:: AVAILABLE DATA ::
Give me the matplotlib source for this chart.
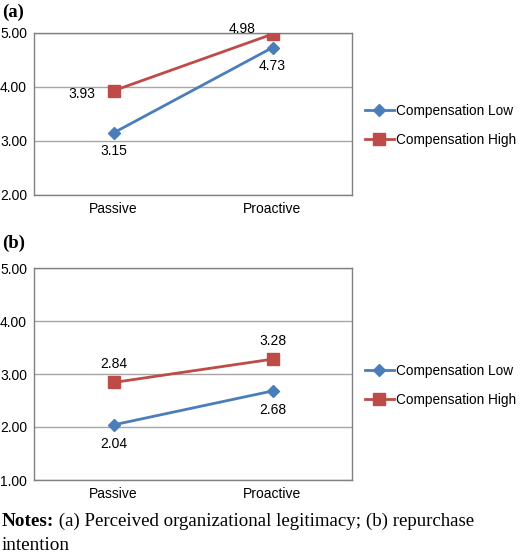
import numpy as np
import matplotlib.pyplot as plt

plt.rcParams['font.family'] = ['Liberation Sans', 'DejaVu Sans']

# data
cats = ["Passive", "Proactive"]
legit_low = [3.15, 4.73]
legit_high = [3.93, 4.98]
rep_low = [2.04, 2.68]
rep_high = [2.84, 3.28]

blue = '#4a7ebb'
red = '#be4b48'
fs = 10

fig = plt.figure(figsize=(5.2, 5.55), dpi=100)
ax1 = fig.add_axes([34/520, 1-195/555, 318/520, 162/555])
ax2 = fig.add_axes([34/520, 1-480/555, 318/520, 212/555])


def panel(ax, low, high, ylo, offs_low, offs_high, leg_y):
    x = np.arange(len(cats))
    ax.plot(x, low, color=blue, lw=2, marker='D', ms=6, label="Compensation Low", zorder=3)
    ax.plot(x, high, color=red, lw=2, marker='s', ms=8, label="Compensation High", zorder=3)
    for xi, v, o in zip(x, low, offs_low):
        ax.annotate("%.2f" % v, (xi, v), xytext=o, textcoords='offset points',
                    ha='center', va='center', fontsize=fs)
    for xi, v, o in zip(x, high, offs_high):
        ax.annotate("%.2f" % v, (xi, v), xytext=o, textcoords='offset points',
                    ha='center', va='center', fontsize=fs)
    ax.set_xlim(-0.5, 1.5)
    ax.set_ylim(ylo, 5)
    ax.set_yticks(np.arange(ylo, 5.01, 1))
    ax.set_yticklabels(["%.2f" % t for t in np.arange(ylo, 5.01, 1)])
    ax.set_xticks(x)
    ax.set_xticklabels(cats)
    ax.tick_params(length=0, labelsize=fs, pad=5)
    ax.yaxis.grid(True, color='#a6a6a6', lw=1)
    ax.set_axisbelow(True)
    for s in ax.spines.values():
        s.set_color('#808080')
        s.set_linewidth(1)
    ax.legend(loc='center left', bbox_to_anchor=(365/520, 1-leg_y/555),
              bbox_transform=fig.transFigure, frameon=False, borderpad=0, borderaxespad=0,
              fontsize=9.8, handlelength=2.1, handletextpad=0.15, labelspacing=1.1)


panel(ax1, legit_low, legit_high, 2, [(0, -13), (0, -13)], [(-23, -2), (-22, 4)], 125.5)
panel(ax2, rep_low, rep_high, 1, [(0, -14), (0, -14)], [(0, 13), (0, 13)], 385.5)

fig.text(2/520, 1-12/555, "(a)", fontsize=13.5, fontweight='bold', family='Liberation Serif', va='center')
fig.text(2/520, 1-243/555, "(b)", fontsize=13.5, fontweight='bold', family='Liberation Serif', va='center')

t = fig.text(2/520, 1-526/555, "Notes:", fontsize=13.8, fontweight='bold',
             family='Liberation Serif', va='baseline')
ax1.annotate(" (a) Perceived organizational legitimacy; (b) repurchase", xy=(1, 0),
             xycoords=t, va='bottom', ha='left', fontsize=13.6, family='Liberation Serif',
             annotation_clip=False)
fig.text(2/520, 1-550/555, "intention", fontsize=13.8, family='Liberation Serif', va='baseline')

plt.savefig("out.png")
:::
REQUIRED TASK.
Go from the first line of the data above to the line containing "ax2 = fig.add_axes([34/520, 1-480/555, 318/520, 212/555])" and retype exactly those lines, both included, but none of the pictures.

SOLUTION FOR THIS TASK.
Give me the matplotlib source for this chart.
import numpy as np
import matplotlib.pyplot as plt

plt.rcParams['font.family'] = ['Liberation Sans', 'DejaVu Sans']

# data
cats = ["Passive", "Proactive"]
legit_low = [3.15, 4.73]
legit_high = [3.93, 4.98]
rep_low = [2.04, 2.68]
rep_high = [2.84, 3.28]

blue = '#4a7ebb'
red = '#be4b48'
fs = 10

fig = plt.figure(figsize=(5.2, 5.55), dpi=100)
ax1 = fig.add_axes([34/520, 1-195/555, 318/520, 162/555])
ax2 = fig.add_axes([34/520, 1-480/555, 318/520, 212/555])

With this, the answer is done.